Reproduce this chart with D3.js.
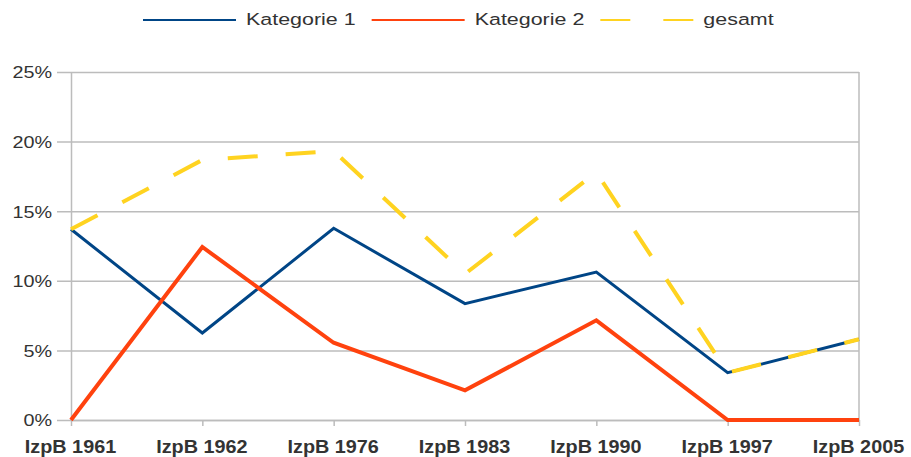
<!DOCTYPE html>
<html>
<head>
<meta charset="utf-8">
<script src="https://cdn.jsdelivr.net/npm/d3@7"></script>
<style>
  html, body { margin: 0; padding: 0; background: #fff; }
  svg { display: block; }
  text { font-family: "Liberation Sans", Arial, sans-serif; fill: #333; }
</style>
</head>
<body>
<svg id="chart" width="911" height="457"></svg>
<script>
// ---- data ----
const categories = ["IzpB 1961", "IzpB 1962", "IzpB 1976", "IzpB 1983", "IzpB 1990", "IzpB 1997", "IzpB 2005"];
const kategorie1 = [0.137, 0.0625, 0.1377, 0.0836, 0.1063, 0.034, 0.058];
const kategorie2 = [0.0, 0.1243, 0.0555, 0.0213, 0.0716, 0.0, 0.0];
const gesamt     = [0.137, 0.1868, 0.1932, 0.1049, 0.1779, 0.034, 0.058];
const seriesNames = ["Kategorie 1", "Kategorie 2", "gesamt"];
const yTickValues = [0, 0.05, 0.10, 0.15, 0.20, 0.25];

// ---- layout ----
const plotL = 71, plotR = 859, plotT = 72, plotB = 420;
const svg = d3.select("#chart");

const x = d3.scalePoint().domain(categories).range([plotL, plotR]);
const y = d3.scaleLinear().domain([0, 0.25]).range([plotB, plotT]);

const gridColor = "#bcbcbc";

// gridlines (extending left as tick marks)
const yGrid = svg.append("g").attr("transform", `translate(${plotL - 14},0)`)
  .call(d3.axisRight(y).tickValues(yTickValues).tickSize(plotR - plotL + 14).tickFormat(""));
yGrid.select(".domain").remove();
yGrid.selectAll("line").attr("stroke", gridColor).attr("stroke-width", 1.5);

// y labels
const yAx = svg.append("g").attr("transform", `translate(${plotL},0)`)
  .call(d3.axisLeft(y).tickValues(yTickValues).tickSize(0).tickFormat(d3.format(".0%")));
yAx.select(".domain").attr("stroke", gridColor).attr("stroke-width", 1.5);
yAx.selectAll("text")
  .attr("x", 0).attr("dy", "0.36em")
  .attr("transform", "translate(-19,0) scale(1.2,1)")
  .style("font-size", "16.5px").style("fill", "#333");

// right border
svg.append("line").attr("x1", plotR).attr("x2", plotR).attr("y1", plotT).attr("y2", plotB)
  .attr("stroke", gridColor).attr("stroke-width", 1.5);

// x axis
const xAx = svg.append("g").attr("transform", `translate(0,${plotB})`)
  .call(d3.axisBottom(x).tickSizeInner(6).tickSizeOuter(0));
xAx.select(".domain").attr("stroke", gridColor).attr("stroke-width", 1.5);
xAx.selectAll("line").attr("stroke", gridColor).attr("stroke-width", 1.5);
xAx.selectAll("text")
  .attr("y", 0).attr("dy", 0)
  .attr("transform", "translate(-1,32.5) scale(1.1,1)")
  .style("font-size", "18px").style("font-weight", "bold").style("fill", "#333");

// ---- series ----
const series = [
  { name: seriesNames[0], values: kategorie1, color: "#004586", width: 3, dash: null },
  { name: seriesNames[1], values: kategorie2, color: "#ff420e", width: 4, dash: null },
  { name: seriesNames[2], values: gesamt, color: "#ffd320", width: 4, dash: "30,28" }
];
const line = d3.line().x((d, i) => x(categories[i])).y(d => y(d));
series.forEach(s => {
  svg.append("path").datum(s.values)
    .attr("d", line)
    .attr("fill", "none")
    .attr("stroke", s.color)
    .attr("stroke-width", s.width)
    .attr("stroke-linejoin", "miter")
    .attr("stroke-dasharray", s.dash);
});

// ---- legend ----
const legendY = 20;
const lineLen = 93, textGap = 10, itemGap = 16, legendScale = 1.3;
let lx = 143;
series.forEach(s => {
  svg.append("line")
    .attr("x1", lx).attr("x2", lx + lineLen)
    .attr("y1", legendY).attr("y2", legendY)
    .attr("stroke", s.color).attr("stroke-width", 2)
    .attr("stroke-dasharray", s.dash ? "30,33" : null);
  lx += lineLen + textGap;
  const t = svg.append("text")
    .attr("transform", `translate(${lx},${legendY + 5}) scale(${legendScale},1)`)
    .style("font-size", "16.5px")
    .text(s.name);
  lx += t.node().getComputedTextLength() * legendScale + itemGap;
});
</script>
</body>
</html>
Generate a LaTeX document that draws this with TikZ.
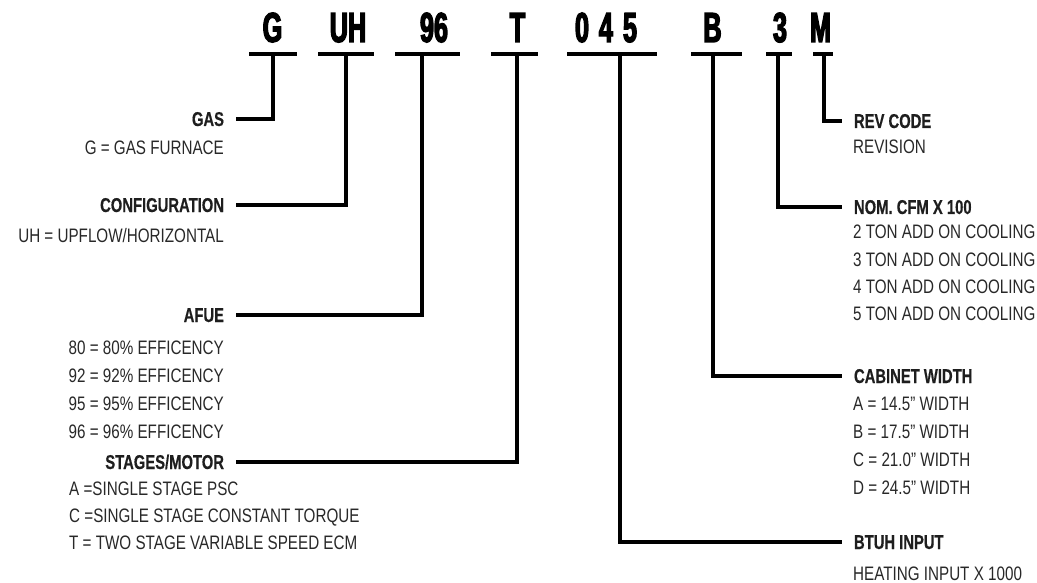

# # #

• [WHAT TO PRODUCE]
Transcribe the entries above verbatim, omitting their pictures.

• [SOLUTION FOR THIS TASK]
Reproduce this chart with D3.js.
<!DOCTYPE html>
<html>
<head>
<meta charset="utf-8">
<script src="https://cdn.jsdelivr.net/npm/d3@7"></script>
<style>
  html, body { margin: 0; padding: 0; background: #fff; }
  svg { display: block; }
  text { font-family: "Liberation Sans", Arial, sans-serif; fill: #333; }
</style>
</head>
<body>
<svg id="chart" width="911" height="457"></svg>
<script>
// ---- data ----
const categories = ["IzpB 1961", "IzpB 1962", "IzpB 1976", "IzpB 1983", "IzpB 1990", "IzpB 1997", "IzpB 2005"];
const kategorie1 = [0.137, 0.0625, 0.1377, 0.0836, 0.1063, 0.034, 0.058];
const kategorie2 = [0.0, 0.1243, 0.0555, 0.0213, 0.0716, 0.0, 0.0];
const gesamt     = [0.137, 0.1868, 0.1932, 0.1049, 0.1779, 0.034, 0.058];
const seriesNames = ["Kategorie 1", "Kategorie 2", "gesamt"];
const yTickValues = [0, 0.05, 0.10, 0.15, 0.20, 0.25];

// ---- layout ----
const plotL = 71, plotR = 859, plotT = 72, plotB = 420;
const svg = d3.select("#chart");

const x = d3.scalePoint().domain(categories).range([plotL, plotR]);
const y = d3.scaleLinear().domain([0, 0.25]).range([plotB, plotT]);

const gridColor = "#bcbcbc";

// gridlines (extending left as tick marks)
const yGrid = svg.append("g").attr("transform", `translate(${plotL - 14},0)`)
  .call(d3.axisRight(y).tickValues(yTickValues).tickSize(plotR - plotL + 14).tickFormat(""));
yGrid.select(".domain").remove();
yGrid.selectAll("line").attr("stroke", gridColor).attr("stroke-width", 1.5);

// y labels
const yAx = svg.append("g").attr("transform", `translate(${plotL},0)`)
  .call(d3.axisLeft(y).tickValues(yTickValues).tickSize(0).tickFormat(d3.format(".0%")));
yAx.select(".domain").attr("stroke", gridColor).attr("stroke-width", 1.5);
yAx.selectAll("text")
  .attr("x", 0).attr("dy", "0.36em")
  .attr("transform", "translate(-19,0) scale(1.2,1)")
  .style("font-size", "16.5px").style("fill", "#333");

// right border
svg.append("line").attr("x1", plotR).attr("x2", plotR).attr("y1", plotT).attr("y2", plotB)
  .attr("stroke", gridColor).attr("stroke-width", 1.5);

// x axis
const xAx = svg.append("g").attr("transform", `translate(0,${plotB})`)
  .call(d3.axisBottom(x).tickSizeInner(6).tickSizeOuter(0));
xAx.select(".domain").attr("stroke", gridColor).attr("stroke-width", 1.5);
xAx.selectAll("line").attr("stroke", gridColor).attr("stroke-width", 1.5);
xAx.selectAll("text")
  .attr("y", 0).attr("dy", 0)
  .attr("transform", "translate(-1,32.5) scale(1.1,1)")
  .style("font-size", "18px").style("font-weight", "bold").style("fill", "#333");

// ---- series ----
const series = [
  { name: seriesNames[0], values: kategorie1, color: "#004586", width: 3, dash: null },
  { name: seriesNames[1], values: kategorie2, color: "#ff420e", width: 4, dash: null },
  { name: seriesNames[2], values: gesamt, color: "#ffd320", width: 4, dash: "30,28" }
];
const line = d3.line().x((d, i) => x(categories[i])).y(d => y(d));
series.forEach(s => {
  svg.append("path").datum(s.values)
    .attr("d", line)
    .attr("fill", "none")
    .attr("stroke", s.color)
    .attr("stroke-width", s.width)
    .attr("stroke-linejoin", "miter")
    .attr("stroke-dasharray", s.dash);
});

// ---- legend ----
const legendY = 20;
const lineLen = 93, textGap = 10, itemGap = 16, legendScale = 1.3;
let lx = 143;
series.forEach(s => {
  svg.append("line")
    .attr("x1", lx).attr("x2", lx + lineLen)
    .attr("y1", legendY).attr("y2", legendY)
    .attr("stroke", s.color).attr("stroke-width", 2)
    .attr("stroke-dasharray", s.dash ? "30,33" : null);
  lx += lineLen + textGap;
  const t = svg.append("text")
    .attr("transform", `translate(${lx},${legendY + 5}) scale(${legendScale},1)`)
    .style("font-size", "16.5px")
    .text(s.name);
  lx += t.node().getComputedTextLength() * legendScale + itemGap;
});
</script>
</body>
</html>
Generate a LaTeX document that draws this with TikZ.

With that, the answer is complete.